それは、自分が自分の、世界で一番の味方になること。自分の中の子どもの自分の、世界最強の愛の大人になること。
Tどん。どこかで元気にしてますか?
あなたの中の子どもが、今は自由にのびのびと、この秋空の下でやさしく微笑んでいますように。
心理カウンセラー 花形
お話を読んでいて久しぶりに泣きました。
そう、子供の時大人の身勝手に疲れてたなぁと思い出しました。文章を読んでいたら小学生の頃にタイムスリップしたように、当時の友達が浮かんできた。
皆、何かしら大人に失望していた。傷ついていたけど、まだ子供だからどうすることも出来ない。
大人になるのをじっと待っていた感じ。
今、自分関係のやり直し中。
あの頃優しく声を掛けてくれる大人が欲しかったから、今自分でしてあげたい。
当時の友達たちも、優しい大人に出逢えていたらいいなぁと思いました。
感想です。
いつも興味深く拝見しています。電車に揺られながら。
そういえば、iTunesで朗読とセミナー買いました。
このセミナーとても良かったです。何度も聴けそうです。
本を読むのは面倒なので、ながら族の私向き。
院長先生の写真イイです。
とても素敵なせつない、いいお話でした。
涙が出ます。
お友だちもきっと先生のこと、大事に思っててくれているはずでしょう。
花形先生の文章に泣きました。
最後の、理不尽だけど、理想の大人になる方法、のあたりが特に。今自分が悩んでることの答えになるようなことでした。ありがとうございます。
秋桜の君へ 読んでいて涙があふれました。
花形先生の子どもの頃の純粋な、思いや行動。子どもは子どもの世界で、一生懸命いろいろ考えて行動していることが、かわいくて、愛おしく感じました。
〝子どもも一生懸命生きているんだ〟と思いだしました。
そして大人になった今も〝子どもの頃の純粋な心は自分の中にある〟と懐かしい気持ちになりました。

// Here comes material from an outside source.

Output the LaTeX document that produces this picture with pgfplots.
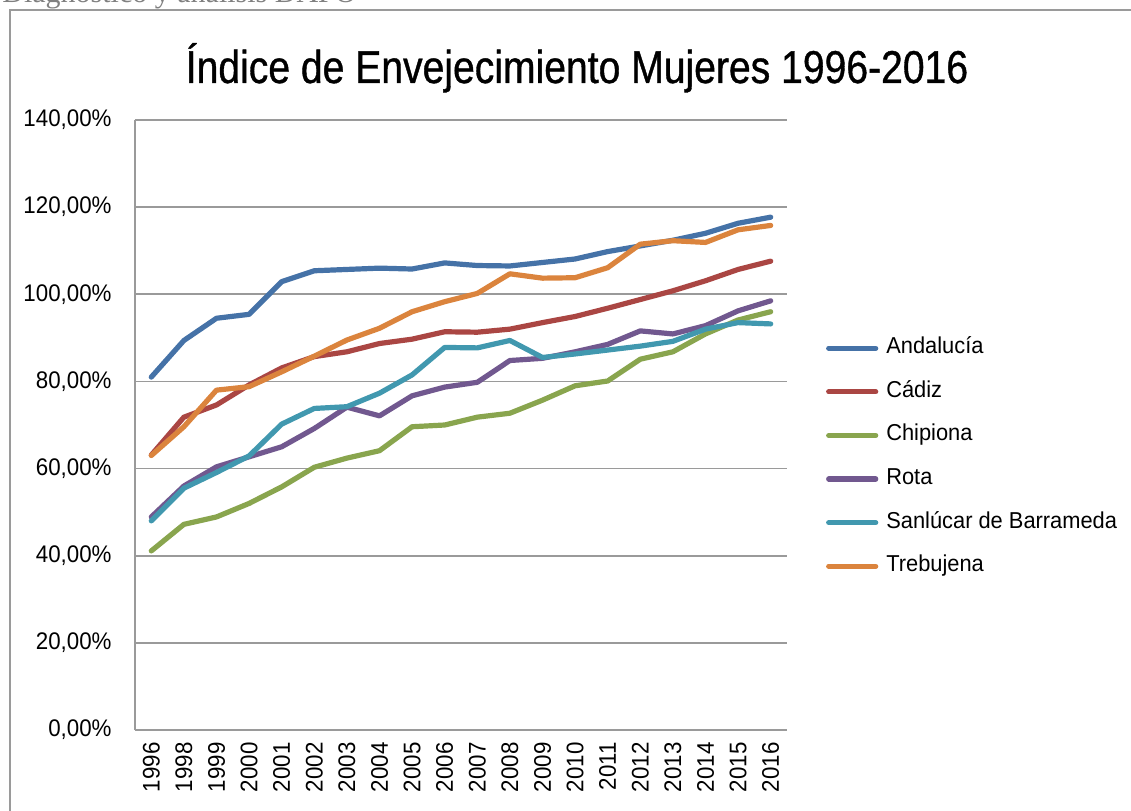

子どもの自分は、子ども頃と変わらずに、今も私の中にいます。
私は、自分の気持ちに寄り添える、自分の一番の味方でいたいです。
そして、自分と出会えた事を大切に味わいたいです。
ありがとうございます。
こんにちは!今、オボクリニックの帰りです。電車に揺られながら拝見しました。
感動しました。わたしもあの方もこの方も世界中の宇宙中の皆が、大人の自分と子供の自分が仲良く強くなれますように🙏
素敵なお話しですね。
今日は、結婚記念日です。23年になります。子どもがいないので、自然、旦那さんへの関心が強まります。が、その前に、来月還暦になる自分は、元気なの?と自分の中の明子ちゃんは、楽しくしてるの?と、自分関係のことに、もっと関心をもっていいんだよと、結婚記念日に思いました。
花形先生の感想ではないのですが、申し訳ありません。
私は新潟の魚沼出身です。写真を見て思わず見入ってしまいました。
これは今年の写真なのでしょうか、ちょうど今頃はこんな感じですね。
田んぼに囲まれて育ったので、懐かしくて懐かしくて。
日本のお米は美味しいですよね。
こんな感想で申し訳ありません。
私も小学生の頃、親の都合で何度も転校しました。仲良しの友達もできたのに その度に とても悲しい気持ちになったことを思い出しました。
今、自分が自分の世界で1番の味方になること
ほんとにそうなりたいと心からおもっています。
なんだか切なくなってしまいました。胸がいっぱいです。